▶ AIM
Output every line of the data exactly as it appears.
━━━━━━━━━━━━━━━━━━━━
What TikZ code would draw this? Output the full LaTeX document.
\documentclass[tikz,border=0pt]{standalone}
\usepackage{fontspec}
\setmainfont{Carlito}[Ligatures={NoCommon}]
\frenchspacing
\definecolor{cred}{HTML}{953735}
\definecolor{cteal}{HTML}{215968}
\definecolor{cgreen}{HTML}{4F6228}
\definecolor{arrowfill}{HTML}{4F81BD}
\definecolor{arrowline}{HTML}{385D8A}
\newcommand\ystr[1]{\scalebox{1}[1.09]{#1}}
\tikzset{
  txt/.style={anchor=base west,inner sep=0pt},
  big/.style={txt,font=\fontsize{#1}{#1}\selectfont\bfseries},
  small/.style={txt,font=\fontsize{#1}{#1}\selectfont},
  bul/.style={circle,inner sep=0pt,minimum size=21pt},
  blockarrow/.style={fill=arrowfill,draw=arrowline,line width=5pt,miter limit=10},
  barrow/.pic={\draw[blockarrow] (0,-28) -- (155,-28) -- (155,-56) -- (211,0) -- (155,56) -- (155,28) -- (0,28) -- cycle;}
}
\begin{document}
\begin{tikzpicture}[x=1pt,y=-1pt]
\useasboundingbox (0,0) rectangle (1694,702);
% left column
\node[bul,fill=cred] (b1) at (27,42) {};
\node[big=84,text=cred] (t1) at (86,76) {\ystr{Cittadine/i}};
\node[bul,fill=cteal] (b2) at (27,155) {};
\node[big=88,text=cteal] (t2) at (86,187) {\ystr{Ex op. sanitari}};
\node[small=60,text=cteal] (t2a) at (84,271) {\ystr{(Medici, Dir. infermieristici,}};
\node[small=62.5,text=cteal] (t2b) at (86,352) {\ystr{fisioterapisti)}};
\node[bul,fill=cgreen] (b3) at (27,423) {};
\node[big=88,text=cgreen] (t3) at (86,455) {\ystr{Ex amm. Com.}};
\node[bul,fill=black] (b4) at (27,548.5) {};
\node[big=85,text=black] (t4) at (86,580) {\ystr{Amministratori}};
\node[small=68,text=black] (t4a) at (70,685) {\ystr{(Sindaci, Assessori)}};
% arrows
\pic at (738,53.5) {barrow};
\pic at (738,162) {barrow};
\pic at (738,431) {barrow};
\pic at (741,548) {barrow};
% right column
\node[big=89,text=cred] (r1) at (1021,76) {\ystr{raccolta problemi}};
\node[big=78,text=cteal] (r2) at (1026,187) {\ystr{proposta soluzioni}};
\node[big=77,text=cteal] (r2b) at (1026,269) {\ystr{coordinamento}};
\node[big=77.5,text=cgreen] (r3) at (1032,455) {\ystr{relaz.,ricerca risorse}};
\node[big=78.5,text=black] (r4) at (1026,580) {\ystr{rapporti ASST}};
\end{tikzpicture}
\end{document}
━━━━━━━━━━━━━━━━━━━━
▶ ANSWER TO THIS TASK
What TikZ code would draw this? Output the full LaTeX document.
\documentclass[tikz,border=0pt]{standalone}
\usepackage{fontspec}
\setmainfont{Carlito}[Ligatures={NoCommon}]
\frenchspacing
\definecolor{cred}{HTML}{953735}
\definecolor{cteal}{HTML}{215968}
\definecolor{cgreen}{HTML}{4F6228}
\definecolor{arrowfill}{HTML}{4F81BD}
\definecolor{arrowline}{HTML}{385D8A}
\newcommand\ystr[1]{\scalebox{1}[1.09]{#1}}
\tikzset{
  txt/.style={anchor=base west,inner sep=0pt},
  big/.style={txt,font=\fontsize{#1}{#1}\selectfont\bfseries},
  small/.style={txt,font=\fontsize{#1}{#1}\selectfont},
  bul/.style={circle,inner sep=0pt,minimum size=21pt},
  blockarrow/.style={fill=arrowfill,draw=arrowline,line width=5pt,miter limit=10},
  barrow/.pic={\draw[blockarrow] (0,-28) -- (155,-28) -- (155,-56) -- (211,0) -- (155,56) -- (155,28) -- (0,28) -- cycle;}
}
\begin{document}
\begin{tikzpicture}[x=1pt,y=-1pt]
\useasboundingbox (0,0) rectangle (1694,702);
% left column
\node[bul,fill=cred] (b1) at (27,42) {};
\node[big=84,text=cred] (t1) at (86,76) {\ystr{Cittadine/i}};
\node[bul,fill=cteal] (b2) at (27,155) {};
\node[big=88,text=cteal] (t2) at (86,187) {\ystr{Ex op. sanitari}};
\node[small=60,text=cteal] (t2a) at (84,271) {\ystr{(Medici, Dir. infermieristici,}};
\node[small=62.5,text=cteal] (t2b) at (86,352) {\ystr{fisioterapisti)}};
\node[bul,fill=cgreen] (b3) at (27,423) {};
\node[big=88,text=cgreen] (t3) at (86,455) {\ystr{Ex amm. Com.}};
\node[bul,fill=black] (b4) at (27,548.5) {};
\node[big=85,text=black] (t4) at (86,580) {\ystr{Amministratori}};
\node[small=68,text=black] (t4a) at (70,685) {\ystr{(Sindaci, Assessori)}};
% arrows
\pic at (738,53.5) {barrow};
\pic at (738,162) {barrow};
\pic at (738,431) {barrow};
\pic at (741,548) {barrow};
% right column
\node[big=89,text=cred] (r1) at (1021,76) {\ystr{raccolta problemi}};
\node[big=78,text=cteal] (r2) at (1026,187) {\ystr{proposta soluzioni}};
\node[big=77,text=cteal] (r2b) at (1026,269) {\ystr{coordinamento}};
\node[big=77.5,text=cgreen] (r3) at (1032,455) {\ystr{relaz.,ricerca risorse}};
\node[big=78.5,text=black] (r4) at (1026,580) {\ystr{rapporti ASST}};
\end{tikzpicture}
\end{document}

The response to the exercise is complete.